▶ **Given task**
In the listing that follows, retype every line from the first through the one containing "(7,15) -- (620,15);". Pictures are to be left out.

____

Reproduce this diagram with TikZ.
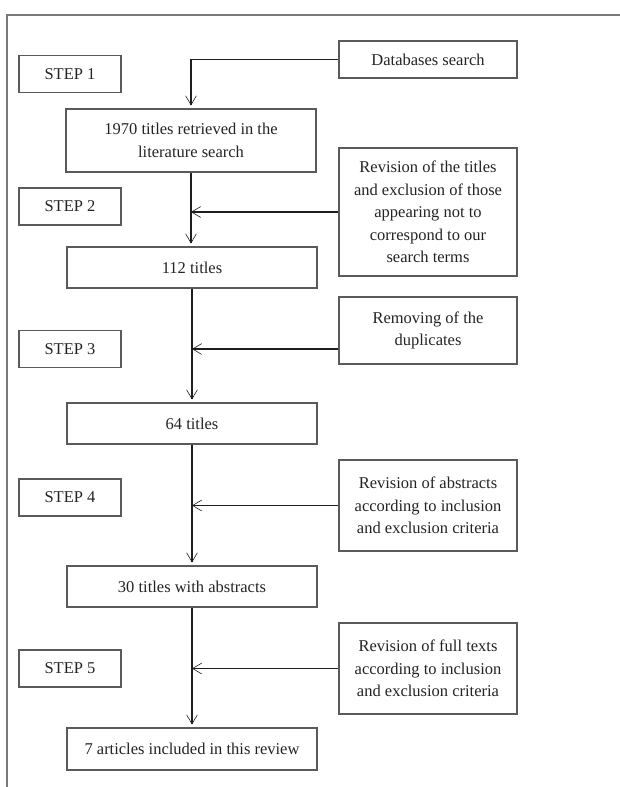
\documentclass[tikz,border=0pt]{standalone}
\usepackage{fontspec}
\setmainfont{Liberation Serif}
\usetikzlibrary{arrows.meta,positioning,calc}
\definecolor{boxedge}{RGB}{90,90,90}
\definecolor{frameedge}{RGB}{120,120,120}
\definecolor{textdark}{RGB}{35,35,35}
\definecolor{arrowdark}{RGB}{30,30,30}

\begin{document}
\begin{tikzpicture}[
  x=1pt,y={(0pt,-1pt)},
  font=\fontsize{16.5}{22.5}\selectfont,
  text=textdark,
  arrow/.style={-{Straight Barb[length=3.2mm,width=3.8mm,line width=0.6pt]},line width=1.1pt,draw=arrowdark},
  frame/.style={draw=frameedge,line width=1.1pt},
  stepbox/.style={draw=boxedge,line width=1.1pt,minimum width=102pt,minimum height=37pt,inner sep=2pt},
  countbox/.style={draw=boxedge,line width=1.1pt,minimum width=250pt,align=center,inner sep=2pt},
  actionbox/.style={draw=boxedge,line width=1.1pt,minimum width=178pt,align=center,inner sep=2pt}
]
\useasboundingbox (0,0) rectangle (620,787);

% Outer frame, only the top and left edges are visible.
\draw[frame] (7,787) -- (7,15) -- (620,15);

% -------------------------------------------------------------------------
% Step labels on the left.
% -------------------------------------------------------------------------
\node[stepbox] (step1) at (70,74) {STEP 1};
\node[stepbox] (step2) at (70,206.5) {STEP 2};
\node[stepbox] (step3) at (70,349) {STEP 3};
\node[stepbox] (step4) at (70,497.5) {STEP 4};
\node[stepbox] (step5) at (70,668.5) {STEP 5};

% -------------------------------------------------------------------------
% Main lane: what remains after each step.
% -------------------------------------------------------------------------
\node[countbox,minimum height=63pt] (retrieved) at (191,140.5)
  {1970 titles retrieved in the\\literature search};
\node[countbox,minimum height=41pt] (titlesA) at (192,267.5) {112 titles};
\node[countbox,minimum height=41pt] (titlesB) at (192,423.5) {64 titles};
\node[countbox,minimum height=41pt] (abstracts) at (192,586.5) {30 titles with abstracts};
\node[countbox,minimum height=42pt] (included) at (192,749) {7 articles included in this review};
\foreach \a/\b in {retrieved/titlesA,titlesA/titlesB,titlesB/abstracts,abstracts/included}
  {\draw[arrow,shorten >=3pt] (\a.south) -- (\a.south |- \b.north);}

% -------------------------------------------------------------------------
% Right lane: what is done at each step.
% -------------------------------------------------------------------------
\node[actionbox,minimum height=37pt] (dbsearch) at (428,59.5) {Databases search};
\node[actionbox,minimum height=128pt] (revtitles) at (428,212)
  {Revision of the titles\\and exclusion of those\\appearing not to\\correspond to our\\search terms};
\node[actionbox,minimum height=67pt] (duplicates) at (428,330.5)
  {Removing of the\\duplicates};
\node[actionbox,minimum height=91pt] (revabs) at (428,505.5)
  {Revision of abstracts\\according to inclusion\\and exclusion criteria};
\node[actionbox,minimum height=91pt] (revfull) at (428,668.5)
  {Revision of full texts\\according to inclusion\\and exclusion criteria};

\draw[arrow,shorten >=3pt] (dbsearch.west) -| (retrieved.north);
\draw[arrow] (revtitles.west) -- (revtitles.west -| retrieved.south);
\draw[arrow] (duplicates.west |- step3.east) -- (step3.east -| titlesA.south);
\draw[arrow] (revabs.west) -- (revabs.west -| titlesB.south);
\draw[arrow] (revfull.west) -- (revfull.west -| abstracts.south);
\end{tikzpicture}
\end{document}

____

▶ **Solution to this problem**
Reproduce this diagram with TikZ.
\documentclass[tikz,border=0pt]{standalone}
\usepackage{fontspec}
\setmainfont{Liberation Serif}
\usetikzlibrary{arrows.meta,positioning,calc}
\definecolor{boxedge}{RGB}{90,90,90}
\definecolor{frameedge}{RGB}{120,120,120}
\definecolor{textdark}{RGB}{35,35,35}
\definecolor{arrowdark}{RGB}{30,30,30}

\begin{document}
\begin{tikzpicture}[
  x=1pt,y={(0pt,-1pt)},
  font=\fontsize{16.5}{22.5}\selectfont,
  text=textdark,
  arrow/.style={-{Straight Barb[length=3.2mm,width=3.8mm,line width=0.6pt]},line width=1.1pt,draw=arrowdark},
  frame/.style={draw=frameedge,line width=1.1pt},
  stepbox/.style={draw=boxedge,line width=1.1pt,minimum width=102pt,minimum height=37pt,inner sep=2pt},
  countbox/.style={draw=boxedge,line width=1.1pt,minimum width=250pt,align=center,inner sep=2pt},
  actionbox/.style={draw=boxedge,line width=1.1pt,minimum width=178pt,align=center,inner sep=2pt}
]
\useasboundingbox (0,0) rectangle (620,787);

% Outer frame, only the top and left edges are visible.
\draw[frame] (7,787) -- (7,15) -- (620,15);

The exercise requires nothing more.